Moderation: Isabela Ferreira Loures, Curatorial Assistant, MASP
3:30—4:30 p.m.
PAOLA SANTOS COY
Spatial Scores
This lecture explores the relationship between Jesús Rafael Soto's work and music, situating it in an expanded terrain where vibration operates as an aesthetic category that articulates sound, matter, and perception. Since his early connections with serialism in Europe, Soto applied musical principles to the visual realm to establish his own methodology, which later led to spatial and bodily experiences such as vibrations and sonorous penetrables. Access to archival materials today opens the possibility of reading his production as a visual writing close to musical notation.
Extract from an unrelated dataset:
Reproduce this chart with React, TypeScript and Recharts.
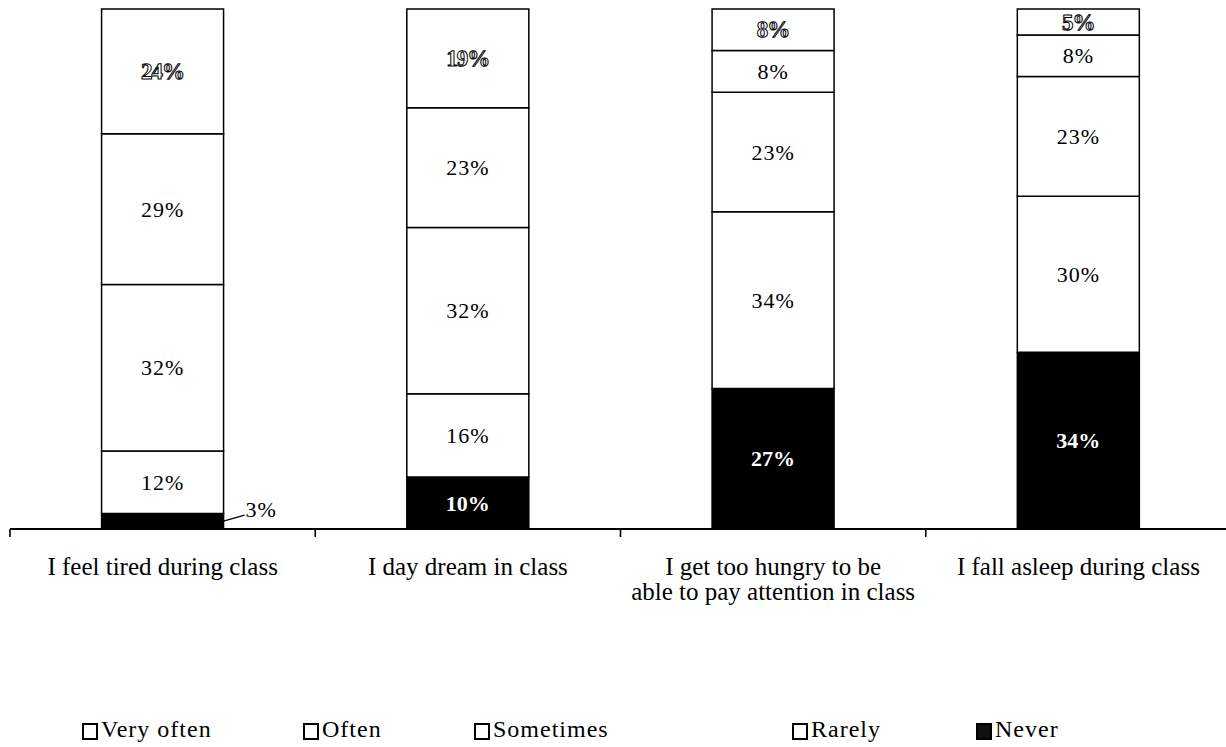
import React from 'react'
import { BarChart, Bar, XAxis, YAxis, LabelList, Legend } from 'recharts'

// categories (line break kept where the original label wraps)
const CATEGORIES = [
  'I feel tired during class',
  'I day dream in class',
  'I get too hungry to be\nable to pay attention in class',
  'I fall asleep during class'
]

// answer shares in %, one array per answer
const NEVER = [3, 10, 27, 34]
const RARELY = [12, 16, 34, 30]
const SOMETIMES = [32, 32, 23, 23]
const OFTEN = [29, 23, 8, 8]
const VERY_OFTEN = [24, 19, 8, 5]

const SERIES_NAMES = ['Never', 'Rarely', 'Sometimes', 'Often', 'Very often']

const FONT = "'Liberation Serif', 'DejaVu Serif', serif"

const data = CATEGORIES.map((name, i) => ({
  name,
  never: NEVER[i],
  rarely: RARELY[i],
  sometimes: SOMETIMES[i],
  often: OFTEN[i],
  veryOften: VERY_OFTEN[i]
}))

// legend item left edges, in page pixels
const LEGEND_X: Record<string, number> = {
  'Very often': 82,
  Often: 303,
  Sometimes: 474,
  Rarely: 792,
  Never: 976
}

type Kind = 'plain' | 'dark' | 'outline'

const makeLabel = (kind: Kind) => (props: any) => {
  const x = Number(props.x)
  const y = Number(props.y)
  const width = Number(props.width)
  const height = Number(props.height)
  const value = props.value
  const cx = x + width / 2
  const cy = y + height / 2

  if (kind === 'dark' && Number(value) < 5) {
    // too thin to hold its label: put it to the right with a leader line
    const x0 = x + width
    return (
      <g>
        <line x1={x0} y1={cy} x2={x0 + 21} y2={cy - 6} stroke="#000" strokeWidth={1.3} />
        <text x={x0 + 22} y={cy - 4} fontFamily={FONT} fontSize={22} letterSpacing={1} fill="#000">
          {value}%
        </text>
      </g>
    )
  }

  if (kind === 'dark') {
    return (
      <text x={cx} y={cy} textAnchor="middle" dominantBaseline="central" fontFamily={FONT}
        fontSize={22} fontWeight="bold" fill="#fff">
        {value}%
      </text>
    )
  }

  if (kind === 'outline') {
    return (
      <text x={cx} y={cy} textAnchor="middle" dominantBaseline="central" fontFamily={FONT}
        fontSize={23} fontWeight="bold" fill="#fff" stroke="#000" strokeWidth={1}
        letterSpacing={-1} style={{ textRendering: 'geometricPrecision' }}>
        {value}%
      </text>
    )
  }

  return (
    <text x={cx} y={cy} textAnchor="middle" dominantBaseline="central" fontFamily={FONT}
      fontSize={22} letterSpacing={1} fill="#000">
      {value}%
    </text>
  )
}

function CategoryTick(props: any) {
  const { x, y, payload, index } = props
  const half = payload && payload.offset ? payload.offset : 152.6
  const lines = String(payload.value).split('\n')
  return (
    <g>
      <line x1={x - half} x2={x - half} y1={y} y2={y + 8} stroke="#000" strokeWidth={1.6} />
      {index === CATEGORIES.length - 1 && (
        <line x1={x + half} x2={x + half} y1={y} y2={y + 8} stroke="#000" strokeWidth={1.6} />
      )}
      <text x={x} y={y + 46} textAnchor="middle" fontFamily={FONT} fontSize={25} fill="#000">
        {lines.map((line, i) => (
          <tspan key={i} x={x} dy={i === 0 ? 0 : 25}>
            {line}
          </tspan>
        ))}
      </text>
    </g>
  )
}

function LegendBox(props: any) {
  const items = [...(props.payload || [])].reverse()
  return (
    <div style={{ position: 'relative', width: 1226, height: 40, fontFamily: FONT }}>
      {items.map((item: any) => {
        const left = LEGEND_X[item.value] ?? 0
        const dark = item.value === 'Never'
        return (
          <div key={item.value} style={{ position: 'absolute', left, top: 0, height: 40 }}>
            <div
              style={{
                position: 'absolute',
                left: 0,
                top: 16,
                width: 12,
                height: 13,
                border: '2px solid #000',
                background: dark ? '#111' : '#fff'
              }}
            />
            <span
              style={{
                position: 'absolute',
                left: 19,
                top: 10,
                fontSize: 24,
                lineHeight: '24px',
                letterSpacing: 1,
                whiteSpace: 'nowrap',
                color: '#000'
              }}
            >
              {item.value}
            </span>
          </div>
        )
      })}
    </div>
  )
}

export default function App() {
  const bars = [
    { key: 'never', fill: '#000', kind: 'dark' as Kind },
    { key: 'rarely', fill: '#fff', kind: 'plain' as Kind },
    { key: 'sometimes', fill: '#fff', kind: 'plain' as Kind },
    { key: 'often', fill: '#fff', kind: 'plain' as Kind },
    { key: 'veryOften', fill: '#fff', kind: 'outline' as Kind }
  ]

  return (
    <div
      style={{
        position: 'absolute',
        left: 0,
        top: 0,
        width: 1226,
        height: 747,
        overflow: 'hidden',
        background: '#fff',
        fontFamily: FONT
      }}
    >
      <BarChart
        width={1240}
        height={747}
        data={data}
        margin={{ top: 9, right: 9, bottom: 0, left: 10 }}
        barCategoryGap="30%"
      >
        <YAxis hide domain={[0, 100]} />
        <XAxis
          dataKey="name"
          height={178}
          interval={0}
          tickSize={0}
          tickMargin={0}
          tickLine={false}
          axisLine={{ stroke: '#000', strokeWidth: 1.8 }}
          tick={<CategoryTick />}
        />
        {bars.map((b, i) => (
          <Bar
            key={b.key}
            dataKey={b.key}
            name={SERIES_NAMES[i]}
            stackId="a"
            fill={b.fill}
            stroke="#000"
            strokeWidth={1.5}
            isAnimationActive={false}
          >
            <LabelList dataKey={b.key} content={makeLabel(b.kind)} />
          </Bar>
        ))}
        <Legend
          verticalAlign="bottom"
          content={<LegendBox />}
          wrapperStyle={{ left: 0, bottom: 0, width: 1226, height: 40 }}
        />
      </BarChart>
    </div>
  )
}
The presentation proposes viewing Soto's practice as a sensitive transcription between disciplines, in which music ceases to be a mere referent and becomes an organizing principle of the aesthetic experience in space.
ESTRELLITA B. BRODSKY
Displacement as an Aesthetic Strategy: Jesús Soto in Paris, 1950–1970
This lecture examines the Paris years of Venezuelan Kinetic artist Jesús Soto, focusing on displacement as both an aesthetic principle and a critical strategy. Leaving Venezuela in 1950 amid political upheaval, Soto entered a dynamic Parisian scene where Latin American and European avant-gardes converged. Through networks such as
Los Disidentes, the Salon des Réalités Nouvelles,
Art d’Aujourd’hui, and Galerie Denise René, he redefined abstraction around ideas of dematerialization and instability, destabilizing the art object and engaging the viewer as participant. Soto’s practice not only transformed European modernism but also articulated a distinctly Latin American vision of art as socially engaged and participatory, forging a new kinetic language rooted in displacement and exchange.
Moderation: Agustín Diez Fischer, Senior Manager of Research and Archives, ISLAA
4:30–5:30 p.m.
Break
5:30–6:30 p.m.
ARIEL JIMÉNEZ
Jesús Soto: Immaterials
This lecture aims to describe Jesús Soto's artistic processes between 1949 and 1962, in his desire to give visible form to one of the major concerns of modern times: the energy and immaterial forces that, in his view, govern the universe.